The number of workers filing new applications for unemployment insurance fell less than expected last week, while the trade deficit widened slightly in April, pointing to a moderate economic recovery.

Initial claims for state unemployment benefits dipped 3,000 to a seasonally adjusted 456,000, the Labor Department said on Thursday.

Analysts polled by Reuters had expected claims to slip to 448,000 from the previously reported 453,000, which was revised to up to 459,000 in Thursday's report.

The four-week moving average of new claims, considered a better measure of underlying labor market trends, rose 2,500 to 463,000.

Separately, the trade gap edged up to $40.3 billion in April from $40 billion for March as weaker foreign demand hurt U.S. exports, a Commerce Department report showed.

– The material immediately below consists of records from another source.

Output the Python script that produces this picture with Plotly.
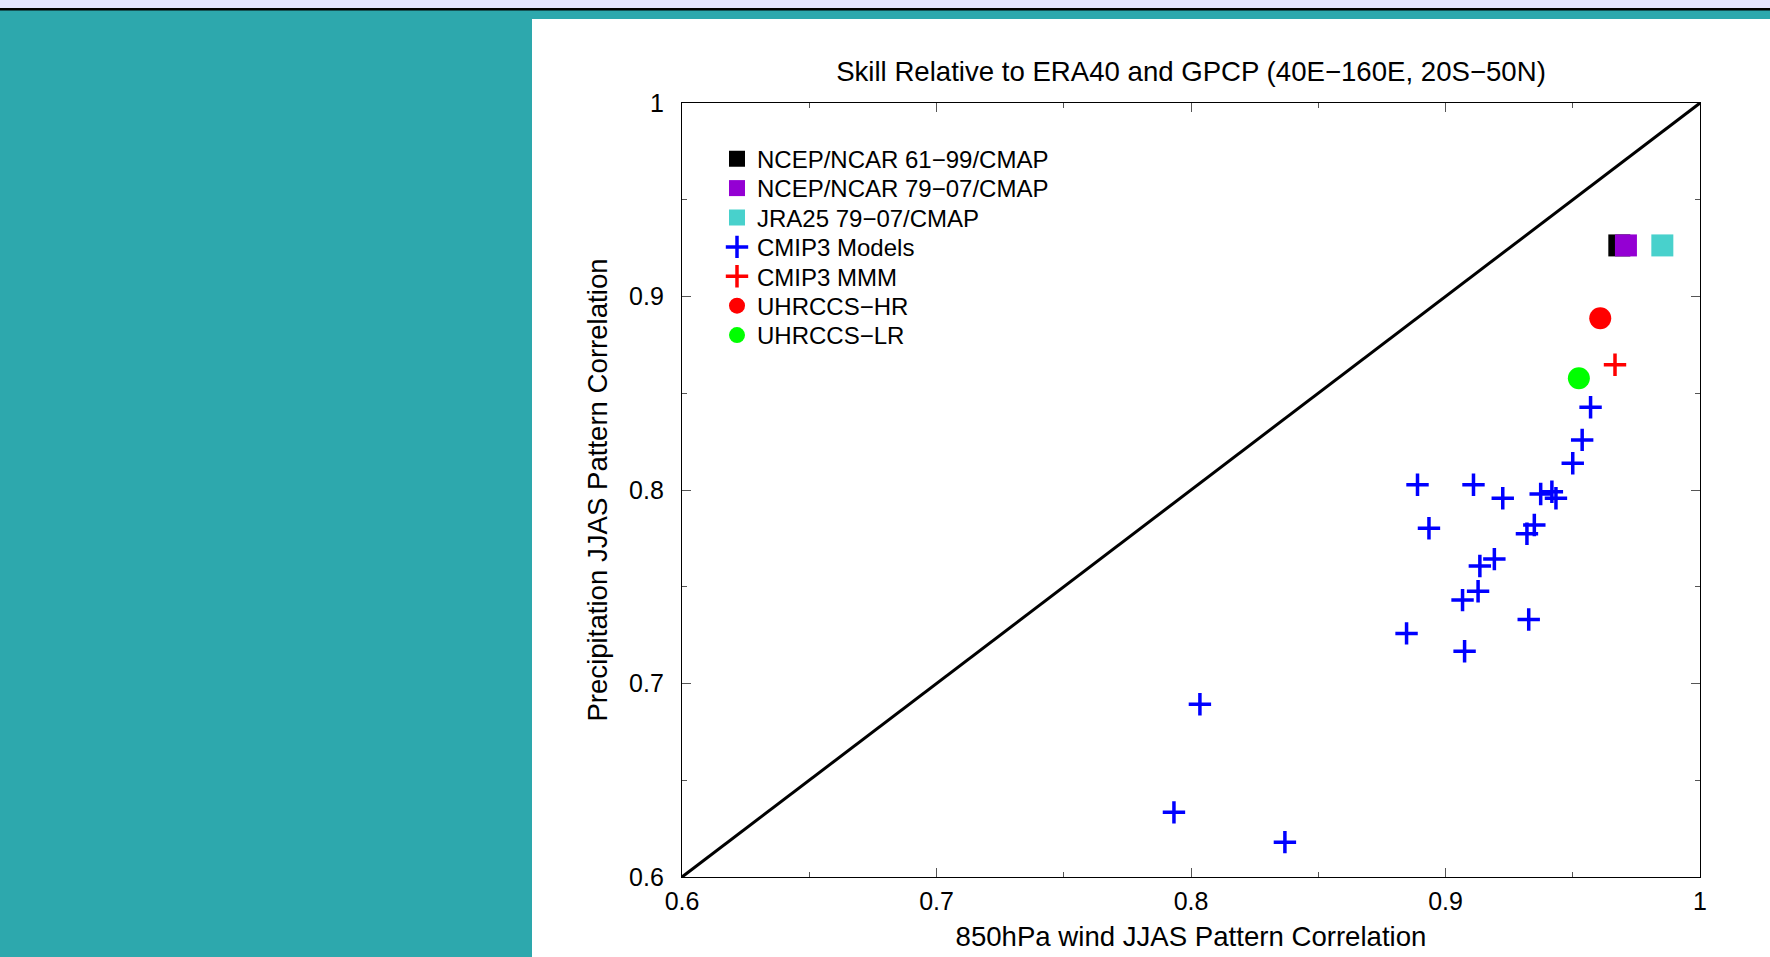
import plotly.graph_objects as go

# ---- data ----
models_x = [0.889, 0.911, 0.9225, 0.8935, 0.9374, 0.9418, 0.9434, 0.9349, 0.932,
            0.9135, 0.9192, 0.9067, 0.9128, 0.8847, 0.9075, 0.9327, 0.8035, 0.7933,
            0.8369, 0.950, 0.9537, 0.957]
models_y = [0.8027, 0.8027, 0.7957, 0.7802, 0.7979, 0.7991, 0.7957, 0.7819, 0.7774,
            0.7607, 0.7643, 0.7431, 0.7477, 0.7259, 0.7167, 0.7331, 0.6893, 0.6334,
            0.618, 0.8138, 0.8259, 0.8428]
mmm_x, mmm_y = [0.9666], [0.8647]
hr_x, hr_y = [0.9608], [0.8888]
lr_x, lr_y = [0.9524], [0.8578]
ncep61_x, ncep61_y = [0.9683], [0.9264]
ncep79_x, ncep79_y = [0.9709], [0.9264]
jra_x, jra_y = [0.9852], [0.9264]
diag = [0.6, 1.0]
tick_vals = [0.6, 0.7, 0.8, 0.9, 1.0]
tick_text = ["0.6", "0.7", "0.8", "0.9", "1"]
legend_names = ["NCEP/NCAR 61−99/CMAP", "NCEP/NCAR 79−07/CMAP", "JRA25 79−07/CMAP",
                "CMIP3 Models", "CMIP3 MMM", "UHRCCS−HR", "UHRCCS−LR"]

W, H = 1770, 957
ML, MR, MT, MB = 682, 70, 103, 80
PW, PH = W - ML - MR, H - MT - MB


def px(x):
    return (x - ML) / PW


def py(y):
    return (H - MB - y) / PH


FONT = "Liberation Sans, Arial, Helvetica, sans-serif"
LEG_ROW0, LEG_STEP, LEG_X = 158.0, 29.4, 717

legend_ids = ["legend"] + ["legend%d" % i for i in range(2, 8)]

fig = go.Figure()
fig.add_trace(go.Scatter(x=diag, y=diag, mode="lines", line=dict(color="black", width=3),
                         showlegend=False, hoverinfo="skip"))
specs = [
    (ncep61_x, ncep61_y, dict(symbol="square", size=22, color="black")),
    (ncep79_x, ncep79_y, dict(symbol="square", size=22, color="#9400D3")),
    (jra_x, jra_y, dict(symbol="square", size=22, color="#48D1CC")),
    (models_x, models_y, dict(symbol="cross-thin", size=16, color="blue",
                              line=dict(color="blue", width=3.5))),
    (mmm_x, mmm_y, dict(symbol="cross-thin", size=16, color="red",
                        line=dict(color="red", width=3.5))),
    (hr_x, hr_y, dict(symbol="circle", size=22, color="red")),
    (lr_x, lr_y, dict(symbol="circle", size=22, color="#00FF00")),
]
for i, (xs, ys, mk) in enumerate(specs):
    fig.add_trace(go.Scatter(x=xs, y=ys, mode="markers", name=legend_names[i],
                             marker=mk, legend=legend_ids[i], showlegend=True))

axis_common = dict(range=[0.6, 1.0], tickvals=tick_vals, ticktext=tick_text,
                   automargin=False,
                   ticks="inside", ticklen=9, tickwidth=1, tickcolor="#555555",
                   showline=True, linecolor="black", linewidth=1.3, mirror="allticks",
                   showgrid=False, zeroline=False,
                   tickfont=dict(family=FONT, size=25, color="black"),
                   minor=dict(ticks="inside", ticklen=5, tickwidth=1, tickcolor="#555555",
                              dtick=0.05, showgrid=False))

legend_common = dict(xanchor="left", yanchor="top", bgcolor="rgba(0,0,0,0)", borderwidth=0,
                     font=dict(family=FONT, size=24, color="black"), itemsizing="trace")
legends = {}
for i, lid in enumerate(legend_ids):
    legends[lid] = dict(legend_common, x=px(LEG_X), y=py(LEG_ROW0 + i * LEG_STEP - 21.4))

fig.update_layout(
    template="none",
    width=W, height=H,
    margin=dict(l=ML, r=MR, t=MT, b=MB, pad=0, autoexpand=False),
    paper_bgcolor="#2DA8AD", plot_bgcolor="white",
    font=dict(family=FONT, color="black"),
    title=dict(text="Skill Relative to ERA40 and GPCP (40E−160E, 20S−50N)",
               font=dict(family=FONT, size=27.6, color="black"),
               x=0.5, xref="paper", xanchor="center",
               y=1 - 71 / H, yref="container", yanchor="middle"),
    xaxis=dict(axis_common, title=dict(text="850hPa wind JJAS Pattern Correlation",
                                       font=dict(family=FONT, size=27.6), standoff=12),
               ticklabelstandoff=2),
    yaxis=dict(axis_common, title=dict(text="Precipitation JJAS Pattern Correlation",
                                       font=dict(family=FONT, size=27.6), standoff=13),
               ticklabelstandoff=12),
    showlegend=True,
    shapes=[
        dict(type="rect", xref="paper", yref="paper", layer="below",
             x0=px(532), x1=px(W + 50), y0=py(H + 50), y1=py(19),
             fillcolor="white", line=dict(width=0)),
        dict(type="rect", xref="paper", yref="paper", layer="below",
             x0=px(-50), x1=px(W + 50), y0=py(8), y1=py(-50),
             fillcolor="#E3E4FE", line=dict(width=0)),
        dict(type="rect", xref="paper", yref="paper", layer="below",
             x0=px(-50), x1=px(W + 50), y0=py(10.5), y1=py(8),
             fillcolor="black", line=dict(width=0)),
    ],
    **legends,
)

fig.write_html("out.html", config={"displayModeBar": False},
               post_script="document.body.style.margin='0';document.body.style.overflow='hidden';")
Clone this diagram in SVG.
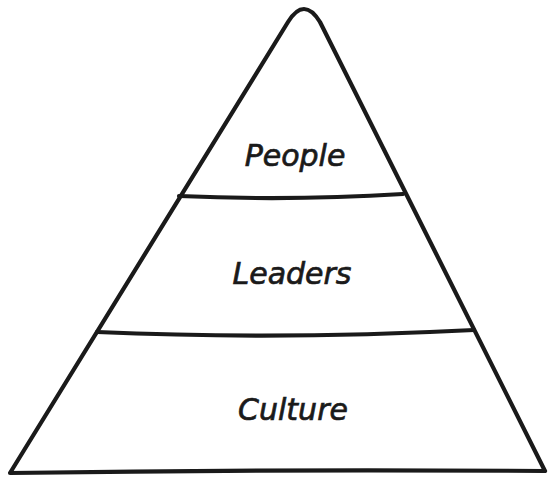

Markets had expected the trade gap to widen to around $41.0 billion. U.S. stock futures held gains after the data, while Treasury debt prices extended losses.

The jobless claims data is in line with what Fed Chairman Bernanke said yesterday, that though the economic recovery seems sustainable it is going to be long slow process, and the jobs data is just one more indicator of that, said Tommy Williams, president at Williams Financial Advisors in Shreveport, Louisiana.

Federal Reserve Chairman Ben Bernanke said on Wednesday the economic recovery was on solid footing, but it could be years before job losses are restored.

The labor market, the Achilles heel of the economy as it recovers from the worst downturn since the 1930s, suffered a setback in May when businesses sharply scaled back on hiring after a spurt in the prior two months.

Government data on Friday showed private payrolls only grew 41,000 after expanding 218,000 in April.

With both the weekly claims and the four-week moving average hovering above levels analysts view as consistent with sustainable job growth, unemployment will likely remain high for a while, piling pressure on President Barack Obama.

Public disenchantment over a near 10 percent unemployment rate and the slow pace of the economic recovery are weighing on Obama's approval ratings and threaten the Democratic Party's control of Congress in November's mid-term elections.

Still, the labor market is showing measured progress. In the final week of May, the number of people still receiving benefits after an initial week of aid fell 255,000, the largest decline this year, to 4.46 million, the Labor Department said.

That was the lowest level since December 2008 and could be both a reflection of laid off workers getting jobs and exhausting their benefits.

Markets had expected so-called continuing claims only fall to 4.64 million.

Labor market growth is key to sustaining the economic recovery at a time when a fiscal crisis in Europe is threatening the global recovery and domestic exports.

Exports fell 0.7 percent in April to $148.8 billion after a big jump in March, Commerce Department data showed. Exports had risen most months since hitting a trough of $124.1 billion in April 2009, when world trade was still reeling from the effects of the global financial crisis.

Imports dipped 0.4 percent in April to $189.1 billion.